Anyway, Millie says she was pretty stuck on herself. She had long, pretty legs, she says, and nicely shaped -- but not really big -- bosoms. She was even vain about the color of her nipples. They were a pale rosy beige, she says. She describes them as if she were remembering her first puppy or something. Anyway, Millie lovingly described her eighteen-year-old body and how proud she was of it. "Mr. Fulton loved my body," Millie remembers. She always called him Mr. Fulton when she talked about him. I don't think she ever called him by his first name.

So Millie and Mr. Fulton found enough in common with their mutual admiration for Millie's body that they carried on for upwards of seven months as Millie remembers it -- and then she moved on. I was relieved to hear that she found heterosexual sex more satisfying than all-female slumber-party cunnilingus. I wasn't ready for our friendship to take any turns, if you know what I mean.

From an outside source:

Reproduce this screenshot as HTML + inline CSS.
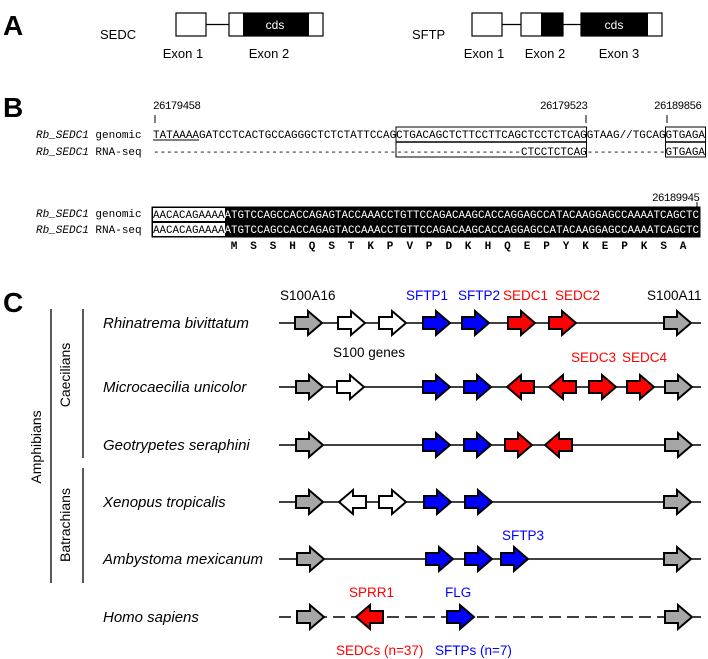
<!DOCTYPE html>
<html><head><meta charset="utf-8"><style>
html,body{margin:0;padding:0;background:#fff;}
svg{display:block;}
.cal{font-family:"Liberation Sans",sans-serif;}
.mono{font-family:"Liberation Mono",monospace;font-size:11px;}
</style></head><body>
<svg width="708" height="659" viewBox="0 0 708 659" xmlns="http://www.w3.org/2000/svg">
<defs>
<g id="ar"><path d="M0,-6 H13 V-12 L27,0 L13,12 V6 H0 Z" stroke="#000" stroke-width="2"/></g>
</defs>
<!-- Panel A -->
<text x="3" y="35" class="cal" font-size="28" font-weight="bold">A</text>
<text x="100" y="39" class="cal" font-size="13">SEDC</text>
<rect x="176" y="13" width="30" height="23" fill="#fff" stroke="#000" stroke-width="1.2"/>
<line x1="206" y1="24.5" x2="229" y2="24.5" stroke="#000" stroke-width="1.2"/>
<rect x="229" y="13" width="94" height="23" fill="#fff" stroke="#000" stroke-width="1.2"/>
<rect x="243" y="13" width="66" height="23" fill="#000"/>
<text x="275" y="29" class="cal" font-size="12" fill="#fff" text-anchor="middle">cds</text>
<text x="183" y="58" class="cal" font-size="13" text-anchor="middle">Exon 1</text>
<text x="269" y="58" class="cal" font-size="13" text-anchor="middle">Exon 2</text>
<text x="412" y="39" class="cal" font-size="13">SFTP</text>
<rect x="472" y="13" width="30" height="23" fill="#fff" stroke="#000" stroke-width="1.2"/>
<line x1="502" y1="24.5" x2="521" y2="24.5" stroke="#000" stroke-width="1.2"/>
<rect x="521" y="13" width="42" height="23" fill="#fff" stroke="#000" stroke-width="1.2"/>
<rect x="541" y="13" width="22" height="23" fill="#000"/>
<line x1="563" y1="24.5" x2="581" y2="24.5" stroke="#000" stroke-width="1.2"/>
<rect x="581" y="13" width="81" height="23" fill="#fff" stroke="#000" stroke-width="1.2"/>
<rect x="581" y="13" width="67" height="23" fill="#000"/>
<text x="614" y="29" class="cal" font-size="12" fill="#fff" text-anchor="middle">cds</text>
<text x="484" y="58" class="cal" font-size="13" text-anchor="middle">Exon 1</text>
<text x="545" y="58" class="cal" font-size="13" text-anchor="middle">Exon 2</text>
<text x="619" y="58" class="cal" font-size="13" text-anchor="middle">Exon 3</text>

<!-- Panel B -->
<text x="3" y="117" class="cal" font-size="28" font-weight="bold">B</text>
<text x="153" y="109" class="mono" textLength="48">26179458</text>
<text x="540" y="109" class="mono" textLength="48">26179523</text>
<text x="654" y="109" class="mono" textLength="48">26189856</text>
<line x1="155" y1="115" x2="155" y2="123" stroke="#000"/>
<line x1="586" y1="115" x2="586" y2="123" stroke="#000"/>
<line x1="667" y1="115" x2="667" y2="123" stroke="#000"/>
<text x="36" y="138" class="mono"><tspan font-style="italic">Rb_SEDC1</tspan> genomic</text>
<text x="36" y="155" class="mono"><tspan font-style="italic">Rb_SEDC1</tspan> RNA-seq</text>
<rect x="396" y="127" width="190.5" height="30" fill="none" stroke="#000" stroke-width="1"/>
<line x1="396" y1="142" x2="586.5" y2="142" stroke="#000" stroke-width="1.5"/>
<rect x="665.5" y="127" width="40" height="30" fill="none" stroke="#000" stroke-width="1"/>
<line x1="665.5" y1="142" x2="705.5" y2="142" stroke="#000" stroke-width="1.5"/>
<text x="153" y="138" class="mono" textLength="552" lengthAdjust="spacingAndGlyphs">TATAAAAGATCCTCACTGCCAGGGCTCTCTATTCCAGCTGACAGCTCTTCCTTCAGCTCCTCTCAGGTAAG//TGCAGGTGAGA</text>
<line x1="153" y1="140" x2="199" y2="140" stroke="#000"/>
<text x="153" y="155" class="mono" textLength="552" lengthAdjust="spacingAndGlyphs">--------------------------------------------------------CTCCTCTCAG------------GTGAGA</text>

<text x="652" y="201" class="mono" textLength="48">26189945</text>
<line x1="697" y1="202" x2="697" y2="207" stroke="#000"/>
<text x="36" y="217" class="mono"><tspan font-style="italic">Rb_SEDC1</tspan> genomic</text>
<text x="36" y="233" class="mono"><tspan font-style="italic">Rb_SEDC1</tspan> RNA-seq</text>
<rect x="152" y="207" width="548" height="30" fill="#000" stroke="#000"/>
<rect x="153" y="208" width="72" height="13" fill="#fff"/>
<rect x="153" y="223" width="72" height="13" fill="#fff"/>
<text x="153" y="218" class="mono" textLength="546" lengthAdjust="spacingAndGlyphs"><tspan fill="#000">AACACAGAAAA</tspan><tspan fill="#fff">ATGTCCAGCCACCAGAGTACCAAACCTGTTCCAGACAAGCACCAGGAGCCATACAAGGAGCCAAAATCAGCTC</tspan></text>
<text x="153" y="233" class="mono" textLength="546" lengthAdjust="spacingAndGlyphs"><tspan fill="#000">AACACAGAAAA</tspan><tspan fill="#fff">ATGTCCAGCCACCAGAGTACCAAACCTGTTCCAGACAAGCACCAGGAGCCATACAAGGAGCCAAAATCAGCTC</tspan></text>
<g class="mono" text-anchor="middle" font-weight="bold" font-size="11">
<text x="234" y="249">M</text><text x="253.5" y="249">S</text><text x="273" y="249">S</text><text x="292.6" y="249">H</text><text x="312" y="249">Q</text><text x="331.7" y="249">S</text><text x="351" y="249">T</text><text x="370.7" y="249">K</text><text x="390" y="249">P</text><text x="409.8" y="249">V</text><text x="429" y="249">P</text><text x="448.8" y="249">D</text><text x="468" y="249">K</text><text x="487.9" y="249">H</text><text x="507.4" y="249">Q</text><text x="527" y="249">E</text><text x="546.5" y="249">P</text><text x="566" y="249">Y</text><text x="585.5" y="249">K</text><text x="605" y="249">E</text><text x="624.6" y="249">P</text><text x="644" y="249">K</text><text x="663.7" y="249">S</text><text x="683" y="249">A</text>
</g>

<!-- Panel C -->
<text x="3" y="312" class="cal" font-size="28" font-weight="bold">C</text>
<g class="cal" font-size="13.5">
<text x="280" y="300">S100A16</text>
<text x="406" y="300" fill="#00f">SFTP1</text>
<text x="458" y="300" fill="#00f">SFTP2</text>
<text x="503" y="300" fill="#f00">SEDC1</text>
<text x="555" y="300" fill="#f00">SEDC2</text>
<text x="647" y="300">S100A11</text>
<text x="333" y="357">S100 genes</text>
<text x="571" y="362" fill="#f00">SEDC3</text>
<text x="622" y="362" fill="#f00">SEDC4</text>
<text x="502" y="540" fill="#00f">SFTP3</text>
<text x="349" y="597" fill="#f00">SPRR1</text>
<text x="445" y="597" fill="#00f">FLG</text>
<text x="336" y="655" fill="#f00">SEDCs (n=37)</text>
<text x="435" y="655" fill="#00f">SFTPs (n=7)</text>
</g>
<g class="cal" font-size="15" font-style="italic">
<text x="103" y="328">Rhinatrema bivittatum</text>
<text x="103" y="392">Microcaecilia unicolor</text>
<text x="103" y="450">Geotrypetes seraphini</text>
<text x="103" y="507">Xenopus tropicalis</text>
<text x="103" y="564">Ambystoma mexicanum</text>
<text x="103" y="622">Homo sapiens</text>
</g>
<line x1="51" y1="309" x2="51" y2="583" stroke="#000" stroke-width="1.3"/>
<line x1="83" y1="309" x2="83" y2="458" stroke="#000" stroke-width="1.3"/>
<line x1="83" y1="468" x2="83" y2="583" stroke="#000" stroke-width="1.3"/>
<text class="cal" font-size="14" text-anchor="middle" transform="translate(41,447) rotate(-90)">Amphibians</text>
<text class="cal" font-size="14" text-anchor="middle" transform="translate(70,375) rotate(-90)">Caecilians</text>
<text class="cal" font-size="14" text-anchor="middle" transform="translate(70,525) rotate(-90)">Batrachians</text>

<g stroke="#000" stroke-width="1.5">
<line x1="279" y1="323" x2="701" y2="323"/>
<line x1="279" y1="387" x2="701" y2="387"/>
<line x1="279" y1="445" x2="701" y2="445"/>
<line x1="279" y1="502" x2="701" y2="502"/>
<line x1="279" y1="559" x2="701" y2="559"/>
<line x1="279" y1="617" x2="701" y2="617" stroke-dasharray="12,6"/>
</g>
<!-- row 1 -->
<use href="#ar" x="295" y="323" fill="#a6a6a6"/>
<use href="#ar" x="338" y="323" fill="#fff"/>
<use href="#ar" x="379" y="323" fill="#fff"/>
<use href="#ar" x="423" y="323" fill="#00f"/>
<use href="#ar" x="462" y="323" fill="#00f"/>
<use href="#ar" x="508" y="323" fill="#f00"/>
<use href="#ar" x="549" y="323" fill="#f00"/>
<use href="#ar" x="664" y="323" fill="#a6a6a6"/>
<!-- row 2 -->
<use href="#ar" x="296" y="387" fill="#a6a6a6"/>
<use href="#ar" x="337" y="387" fill="#fff"/>
<use href="#ar" x="423" y="387" fill="#00f"/>
<use href="#ar" x="464" y="387" fill="#00f"/>
<use href="#ar" transform="translate(534,387) scale(-1,1)" fill="#f00"/>
<use href="#ar" transform="translate(576,387) scale(-1,1)" fill="#f00"/>
<use href="#ar" x="589" y="387" fill="#f00"/>
<use href="#ar" x="627" y="387" fill="#f00"/>
<use href="#ar" x="665" y="387" fill="#a6a6a6"/>
<!-- row 3 -->
<use href="#ar" x="296" y="445" fill="#a6a6a6"/>
<use href="#ar" x="423" y="445" fill="#00f"/>
<use href="#ar" x="464" y="445" fill="#00f"/>
<use href="#ar" x="505" y="445" fill="#f00"/>
<use href="#ar" transform="translate(572,445) scale(-1,1)" fill="#f00"/>
<use href="#ar" x="665" y="445" fill="#a6a6a6"/>
<!-- Xenopus -->
<use href="#ar" x="296" y="502" fill="#a6a6a6"/>
<use href="#ar" transform="translate(366,502) scale(-1,1)" fill="#fff"/>
<use href="#ar" x="379" y="502" fill="#fff"/>
<use href="#ar" x="424" y="502" fill="#00f"/>
<use href="#ar" x="465" y="502" fill="#00f"/>
<use href="#ar" x="664" y="502" fill="#a6a6a6"/>
<!-- Ambystoma -->
<use href="#ar" x="297" y="559" fill="#a6a6a6"/>
<use href="#ar" x="426" y="559" fill="#00f"/>
<use href="#ar" x="465" y="559" fill="#00f"/>
<use href="#ar" x="501" y="559" fill="#00f"/>
<use href="#ar" x="664" y="559" fill="#a6a6a6"/>
<!-- Homo -->
<use href="#ar" x="297" y="617" fill="#a6a6a6"/>
<use href="#ar" transform="translate(383,617) scale(-1,1)" fill="#f00"/>
<use href="#ar" x="447" y="617" fill="#00f"/>
<use href="#ar" x="665" y="617" fill="#a6a6a6"/>
</svg>
</body></html>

What happened to Millie is a little like what happened to Zack, I guess. She discovered hot, young bodies and the joy of variety. Mind you, I'm not saying I approve of a lot of sexual partners. I think there's more to be said against it than for it -- at least for women. But for Millie, who was in love with her own body and what it could do for her, it seemed just right at the time. So poor Willie Fulton, who had been seduced as much by his fear of ageing as by Millie's awakening power of her sexuality, went back to being the face behind the counter at the pharmacy, the vice president of the Rotary, and Podunk's Father of the Year for 1956 -- or some such distant year. His wife was probably happier after that. He bought a marriage manual, and he and Imogene went through it, picture by picture, trying out a few new things. And he pretended that he'd learned that special trick she liked so much from the book and not from Millie, who had learned it at a slumber party. At least that's the way I like to think it turned out.